** Task instructions **
For the data below, work out how many lines include the string "Write" and report only the number.

** Given records **
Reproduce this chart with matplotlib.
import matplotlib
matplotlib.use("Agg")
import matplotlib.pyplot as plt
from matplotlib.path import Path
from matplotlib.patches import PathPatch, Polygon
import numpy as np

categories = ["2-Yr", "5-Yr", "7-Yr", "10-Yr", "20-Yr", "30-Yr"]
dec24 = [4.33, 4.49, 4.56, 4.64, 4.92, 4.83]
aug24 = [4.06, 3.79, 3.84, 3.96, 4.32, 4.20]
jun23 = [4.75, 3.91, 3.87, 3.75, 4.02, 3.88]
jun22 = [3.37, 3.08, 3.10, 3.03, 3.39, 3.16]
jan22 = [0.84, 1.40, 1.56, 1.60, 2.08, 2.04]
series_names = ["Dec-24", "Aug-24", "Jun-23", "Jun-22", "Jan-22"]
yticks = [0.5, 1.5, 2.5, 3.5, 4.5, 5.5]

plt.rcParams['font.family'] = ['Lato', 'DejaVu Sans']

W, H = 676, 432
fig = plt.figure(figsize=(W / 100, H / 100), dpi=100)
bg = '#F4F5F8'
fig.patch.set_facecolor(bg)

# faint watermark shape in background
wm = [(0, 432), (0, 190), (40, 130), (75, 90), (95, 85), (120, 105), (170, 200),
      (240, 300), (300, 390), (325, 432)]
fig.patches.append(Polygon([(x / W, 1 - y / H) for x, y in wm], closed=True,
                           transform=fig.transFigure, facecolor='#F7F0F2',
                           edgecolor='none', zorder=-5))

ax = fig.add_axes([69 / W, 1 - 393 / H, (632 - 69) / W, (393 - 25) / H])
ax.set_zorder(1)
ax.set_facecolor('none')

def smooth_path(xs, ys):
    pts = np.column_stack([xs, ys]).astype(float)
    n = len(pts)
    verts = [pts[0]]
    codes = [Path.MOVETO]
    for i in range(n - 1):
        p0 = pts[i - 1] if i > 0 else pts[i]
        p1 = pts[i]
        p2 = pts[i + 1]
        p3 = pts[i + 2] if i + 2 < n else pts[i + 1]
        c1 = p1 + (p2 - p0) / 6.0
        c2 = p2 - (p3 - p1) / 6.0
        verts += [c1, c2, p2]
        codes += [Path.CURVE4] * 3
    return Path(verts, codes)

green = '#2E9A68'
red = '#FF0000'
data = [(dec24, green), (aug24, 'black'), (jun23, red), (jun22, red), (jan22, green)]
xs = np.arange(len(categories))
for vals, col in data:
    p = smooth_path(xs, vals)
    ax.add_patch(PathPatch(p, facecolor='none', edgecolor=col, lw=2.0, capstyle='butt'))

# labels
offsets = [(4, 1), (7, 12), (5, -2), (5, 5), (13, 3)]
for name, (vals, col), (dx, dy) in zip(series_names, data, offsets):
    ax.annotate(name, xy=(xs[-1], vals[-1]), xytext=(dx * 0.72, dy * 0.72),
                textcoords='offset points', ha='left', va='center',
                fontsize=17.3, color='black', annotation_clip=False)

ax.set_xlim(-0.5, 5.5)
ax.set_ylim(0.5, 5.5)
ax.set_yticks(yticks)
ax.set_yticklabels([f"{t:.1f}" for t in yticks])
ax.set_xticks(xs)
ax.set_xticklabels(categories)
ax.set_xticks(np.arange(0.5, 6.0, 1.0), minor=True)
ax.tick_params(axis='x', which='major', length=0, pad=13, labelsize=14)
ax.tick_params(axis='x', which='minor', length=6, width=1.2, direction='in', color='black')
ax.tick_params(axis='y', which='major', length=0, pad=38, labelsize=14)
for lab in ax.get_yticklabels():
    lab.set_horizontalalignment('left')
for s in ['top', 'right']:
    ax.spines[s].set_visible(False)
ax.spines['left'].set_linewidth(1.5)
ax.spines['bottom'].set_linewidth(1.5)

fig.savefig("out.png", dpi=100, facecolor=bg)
...
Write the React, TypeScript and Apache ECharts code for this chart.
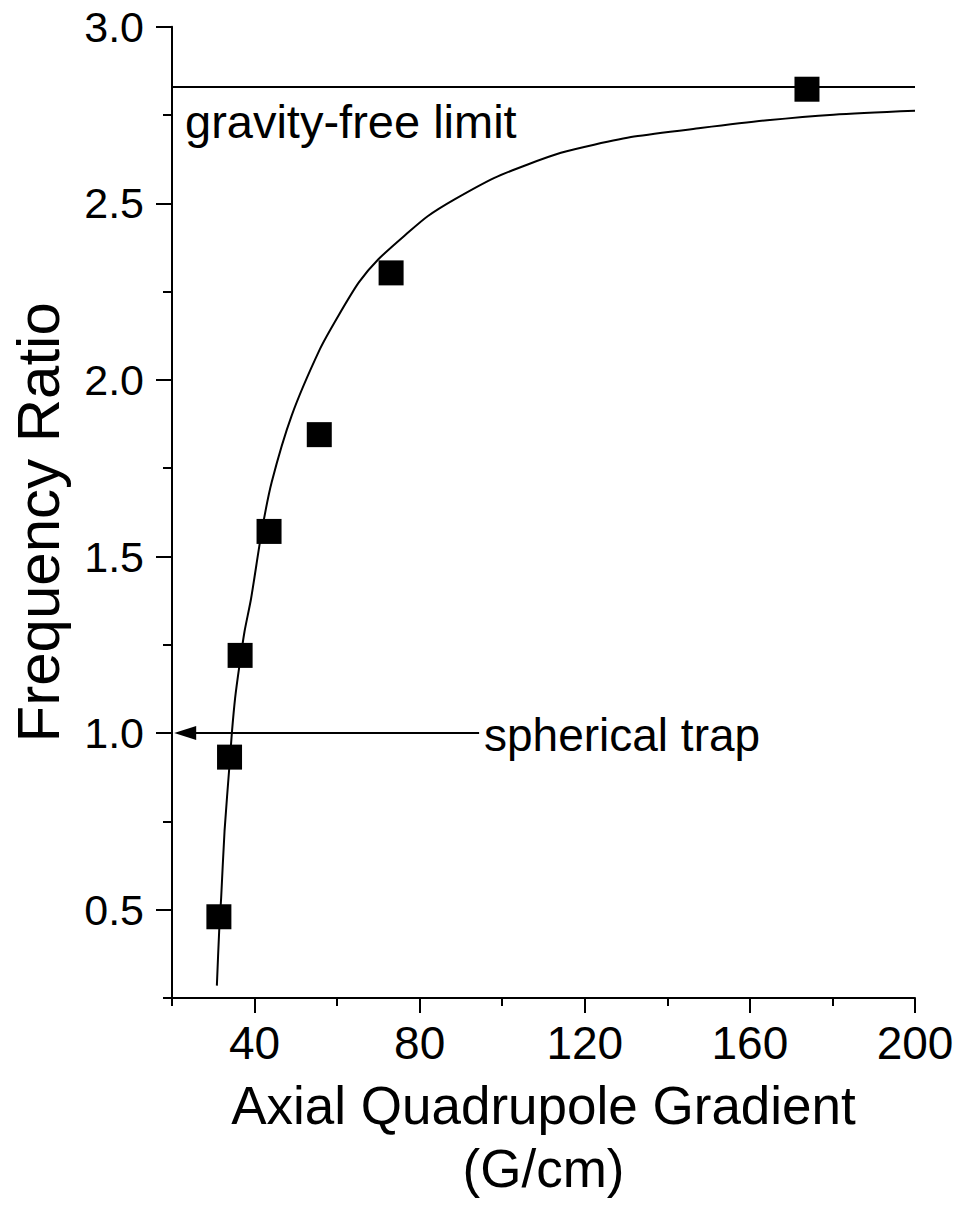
--
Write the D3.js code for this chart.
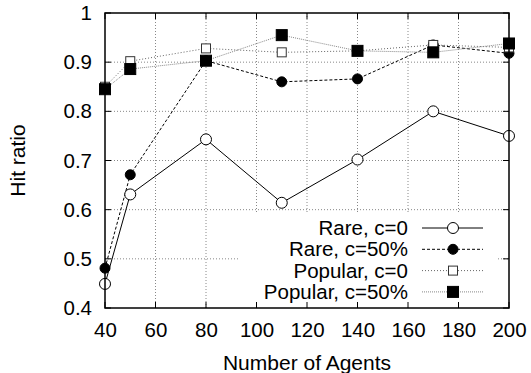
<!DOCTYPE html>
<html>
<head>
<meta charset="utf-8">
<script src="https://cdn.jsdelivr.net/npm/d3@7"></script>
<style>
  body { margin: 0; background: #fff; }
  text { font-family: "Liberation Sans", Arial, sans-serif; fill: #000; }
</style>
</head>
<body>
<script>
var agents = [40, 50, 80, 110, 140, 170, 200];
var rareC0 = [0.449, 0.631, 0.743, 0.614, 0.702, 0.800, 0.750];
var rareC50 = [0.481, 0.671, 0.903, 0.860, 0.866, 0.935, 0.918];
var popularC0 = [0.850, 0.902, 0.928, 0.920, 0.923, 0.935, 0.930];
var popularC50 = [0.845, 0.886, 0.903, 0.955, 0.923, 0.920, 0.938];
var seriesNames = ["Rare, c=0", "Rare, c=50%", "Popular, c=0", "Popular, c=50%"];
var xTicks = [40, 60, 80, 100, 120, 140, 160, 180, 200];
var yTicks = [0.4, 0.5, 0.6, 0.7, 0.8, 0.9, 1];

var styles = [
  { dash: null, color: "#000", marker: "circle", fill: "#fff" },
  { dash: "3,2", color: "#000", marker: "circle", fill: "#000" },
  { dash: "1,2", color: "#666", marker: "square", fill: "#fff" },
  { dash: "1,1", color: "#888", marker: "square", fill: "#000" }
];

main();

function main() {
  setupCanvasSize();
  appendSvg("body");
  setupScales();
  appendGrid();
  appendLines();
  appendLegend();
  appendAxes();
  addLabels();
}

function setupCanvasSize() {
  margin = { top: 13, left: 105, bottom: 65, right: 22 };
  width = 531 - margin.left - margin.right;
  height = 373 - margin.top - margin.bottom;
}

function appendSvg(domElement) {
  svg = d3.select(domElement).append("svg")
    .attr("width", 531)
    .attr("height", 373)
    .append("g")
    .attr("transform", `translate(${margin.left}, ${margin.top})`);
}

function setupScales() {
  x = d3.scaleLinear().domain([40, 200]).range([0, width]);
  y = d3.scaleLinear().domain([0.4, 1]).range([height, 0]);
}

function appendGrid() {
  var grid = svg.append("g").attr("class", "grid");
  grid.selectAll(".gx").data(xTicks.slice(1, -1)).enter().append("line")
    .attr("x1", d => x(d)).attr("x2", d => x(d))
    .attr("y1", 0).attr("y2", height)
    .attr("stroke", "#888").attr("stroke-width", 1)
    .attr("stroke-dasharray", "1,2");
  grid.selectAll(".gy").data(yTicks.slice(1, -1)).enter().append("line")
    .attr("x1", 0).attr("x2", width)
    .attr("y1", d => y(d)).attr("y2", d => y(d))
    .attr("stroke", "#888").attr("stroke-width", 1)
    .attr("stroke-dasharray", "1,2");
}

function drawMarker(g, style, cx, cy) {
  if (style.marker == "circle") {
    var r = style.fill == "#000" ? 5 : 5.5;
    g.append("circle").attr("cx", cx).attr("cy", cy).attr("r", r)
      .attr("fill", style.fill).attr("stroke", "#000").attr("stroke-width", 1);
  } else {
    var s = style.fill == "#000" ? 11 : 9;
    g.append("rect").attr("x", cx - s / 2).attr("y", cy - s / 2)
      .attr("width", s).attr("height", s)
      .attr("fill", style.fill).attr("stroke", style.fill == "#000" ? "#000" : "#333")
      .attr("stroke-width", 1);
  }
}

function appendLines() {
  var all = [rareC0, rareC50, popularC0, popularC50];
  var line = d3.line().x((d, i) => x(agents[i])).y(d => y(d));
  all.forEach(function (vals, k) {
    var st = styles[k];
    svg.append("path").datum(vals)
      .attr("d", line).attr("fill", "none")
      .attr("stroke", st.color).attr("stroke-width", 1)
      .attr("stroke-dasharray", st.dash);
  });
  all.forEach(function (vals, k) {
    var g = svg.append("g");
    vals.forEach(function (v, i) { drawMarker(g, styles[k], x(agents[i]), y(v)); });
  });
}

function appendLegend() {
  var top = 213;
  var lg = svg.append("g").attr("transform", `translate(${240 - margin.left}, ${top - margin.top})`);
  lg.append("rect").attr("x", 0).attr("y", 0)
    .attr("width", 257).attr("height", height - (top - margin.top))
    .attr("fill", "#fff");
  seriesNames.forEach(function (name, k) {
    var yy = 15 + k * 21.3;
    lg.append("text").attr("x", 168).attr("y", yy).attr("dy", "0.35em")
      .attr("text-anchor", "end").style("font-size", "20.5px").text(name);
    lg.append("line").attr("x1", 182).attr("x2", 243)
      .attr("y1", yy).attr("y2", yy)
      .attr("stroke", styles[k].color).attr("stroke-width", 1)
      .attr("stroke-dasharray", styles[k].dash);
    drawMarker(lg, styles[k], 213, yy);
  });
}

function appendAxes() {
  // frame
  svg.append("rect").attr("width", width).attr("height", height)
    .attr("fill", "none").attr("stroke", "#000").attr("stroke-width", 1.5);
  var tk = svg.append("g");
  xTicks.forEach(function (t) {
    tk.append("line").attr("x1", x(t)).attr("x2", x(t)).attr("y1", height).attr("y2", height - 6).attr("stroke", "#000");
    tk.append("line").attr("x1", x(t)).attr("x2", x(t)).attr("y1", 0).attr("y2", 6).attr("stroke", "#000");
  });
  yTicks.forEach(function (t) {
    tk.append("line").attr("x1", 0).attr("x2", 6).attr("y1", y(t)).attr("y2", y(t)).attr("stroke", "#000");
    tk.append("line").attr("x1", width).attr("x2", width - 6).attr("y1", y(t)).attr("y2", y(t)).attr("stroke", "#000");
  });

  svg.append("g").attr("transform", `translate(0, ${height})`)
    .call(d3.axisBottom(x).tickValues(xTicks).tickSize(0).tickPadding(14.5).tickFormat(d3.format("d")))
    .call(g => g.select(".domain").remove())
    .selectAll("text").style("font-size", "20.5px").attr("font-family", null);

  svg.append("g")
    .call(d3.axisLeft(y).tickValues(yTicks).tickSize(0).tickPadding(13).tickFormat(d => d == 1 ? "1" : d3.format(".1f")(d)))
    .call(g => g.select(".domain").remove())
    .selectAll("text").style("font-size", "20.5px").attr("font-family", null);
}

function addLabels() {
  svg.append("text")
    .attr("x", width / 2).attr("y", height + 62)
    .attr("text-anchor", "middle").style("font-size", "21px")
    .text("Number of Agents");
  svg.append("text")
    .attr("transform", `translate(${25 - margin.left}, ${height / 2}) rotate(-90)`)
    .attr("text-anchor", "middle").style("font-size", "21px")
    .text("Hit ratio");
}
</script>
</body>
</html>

** Final result **
2